Rotary Engineering, a Singapore oil and gas infrastructure services firm, said it expects to win contracts worth up to S$300 million ($199 million) from oil major Exxon Mobil in Singapore. The company also plans to invest up to S$30 million (US $20 million) in a new fabrication yard in China.
Chairman Chia Kim Piow, who founded the company in 1972, said Rotary tendered for several contracts worth S$200-S$300 million for Exxon Mobil's multi-billion dollar Singapore Parallel Train (SPT) project at the petrochemical hub on Jurong Island.
"We have a very good chance of winning most of the SPT projects we have tendered for. The results are expected next month," Chia said in an interview on Thursday. The SPT project includes Exxon-Mobil's second world-scale steam cracker.
If successful, Rotary will start work in the second half of 2008 and finish in 2010. Shares in Rotary, valued at just over US $500 million, jumped 4.6 percent on Thursday to a 2-week high, outperforming the Straits Times Index, which fell 1.2 percent.
Rotary, which has contracts to build oil and chemical storage tanks, terminals and processing facilities in Singapore, China, Thailand, and the Middle East, had an order book of S$585 million at end-June. Chia said Rotary, which has cash reserves of S$110 million, was looking to buy companies that either manufacture components needed in its engineering projects or are involved in the logistics business. Rotary has acquired several firms across Asia in the past few years. "We are looking for opportunities that will make the business more holistic and add value to our global workshops," said Chia.

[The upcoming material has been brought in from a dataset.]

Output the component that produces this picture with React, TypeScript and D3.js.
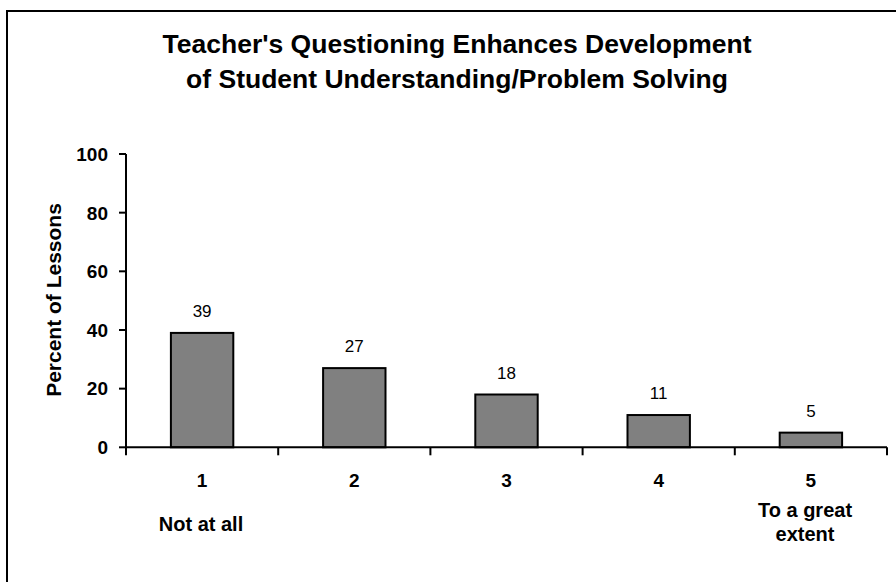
import React from "react";
import * as d3 from "d3";

const categories = ["1", "2", "3", "4", "5"];
const values = [39, 27, 18, 11, 5];
const yTicks = [0, 20, 40, 60, 80, 100];
const titleLines = [
  "Teacher's Questioning Enhances Development",
  "of Student Understanding/Problem Solving",
];
const yAxisLabel = "Percent of Lessons";
const leftNote = ["Not at all"];
const rightNote = ["To a great", "extent"];

export default function App() {
  const W = 896;
  const H = 582;
  const x0 = 126, x1 = 887;
  const yTop = 154, yBottom = 447.3;
  const font = "'Liberation Sans', Arial, sans-serif";

  const x = d3.scaleBand<string>().domain(categories).range([x0, x1]).paddingInner(0.59).paddingOuter(0.295);
  const xb = d3.scaleBand<string>().domain(categories).range([x0, x1]);
  const y = d3.scaleLinear().domain([0, 100]).range([yBottom, yTop]);

  const tickEdges = categories.map((c) => (xb(c) as number) + xb.bandwidth());

  return (
    <svg width={W} height={H} style={{ position: "absolute", left: 0, top: 0, background: "#fff" }}>
      <rect x={0} y={0} width={W} height={H} fill="#fff" />
      <rect x={7} y={11} width={W + 20} height={H + 20} fill="none" stroke="#000" strokeWidth={2} />
      {titleLines.map((t, i) => (
        <text key={i} x={457} y={53 + i * 35} textAnchor="middle" fontFamily={font} fontWeight="bold" fontSize={26.5}>
          {t}
        </text>
      ))}
      {/* y axis */}
      <line x1={x0} x2={x0} y1={yTop} y2={yBottom + 8} stroke="#000" strokeWidth={2} />
      {yTicks.map((t) => (
        <g key={t}>
          <line x1={x0 - 7} x2={x0} y1={y(t)} y2={y(t)} stroke="#000" strokeWidth={2} />
          <text x={x0 - 18} y={y(t)} dy="0.36em" textAnchor="end" fontFamily={font} fontWeight="bold" fontSize={19}>
            {t}
          </text>
        </g>
      ))}
      <text
        transform={`translate(61,300) rotate(-90)`}
        textAnchor="middle"
        fontFamily={font}
        fontWeight="bold"
        fontSize={21}
      >
        {yAxisLabel}
      </text>
      {/* bars */}
      {categories.map((c, i) => (
        <g key={c}>
          <rect
            x={x(c)}
            y={y(values[i])}
            width={x.bandwidth()}
            height={yBottom - y(values[i])}
            fill="#808080"
            stroke="#000"
            strokeWidth={2}
          />
          <text
            x={(x(c) as number) + x.bandwidth() / 2}
            y={y(values[i]) - 16}
            textAnchor="middle"
            fontFamily={font}
            fontSize={17}
          >
            {values[i]}
          </text>
          <text
            x={(xb(c) as number) + xb.bandwidth() / 2}
            y={487}
            textAnchor="middle"
            fontFamily={font}
            fontWeight="bold"
            fontSize={19}
          >
            {c}
          </text>
        </g>
      ))}
      {/* x axis */}
      <line x1={x0} x2={x1} y1={yBottom} y2={yBottom} stroke="#000" strokeWidth={2} />
      {tickEdges.map((e, i) => (
        <line key={i} x1={e} x2={e} y1={yBottom} y2={yBottom + 8} stroke="#000" strokeWidth={2} />
      ))}
      {leftNote.map((t, i) => (
        <text key={i} x={201} y={531 + i * 23} textAnchor="middle" fontFamily={font} fontWeight="bold" fontSize={20}>
          {t}
        </text>
      ))}
      {rightNote.map((t, i) => (
        <text key={i} x={805} y={517 + i * 23.5} textAnchor="middle" fontFamily={font} fontWeight="bold" fontSize={20}>
          {t}
        </text>
      ))}
    </svg>
  );
}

A logistics acquisition would help Rotary, which makes and pre-assembles pipe racks at yards in Indonesia, Thailand, Singapore, Saudi Arabia and China, before shipping them to sites for assembly - an increasingly popular method to reduce construction costs in the global energy industry.
Chia said Rotary plans to invest up to S$30 million in a new 10-20 hectare fabrication yard with a 200-300 metre waterfront at the Dalian Changxing Island Harbour Industrial Zone in China. "The fabrication facility in Changxing Island will allow us to take advantage of the growing modularization of process plants and take advantage of China's competitive labour," he said.
The Changxing Island Zone will incorporate a deep-water port, equipment manufacturing industry, shipbuilding and petrochemical industry base. A nuclear power plant is also planned, according to The Economic Research Institute for Northeast Asia's Web site (www.erina.or.jp).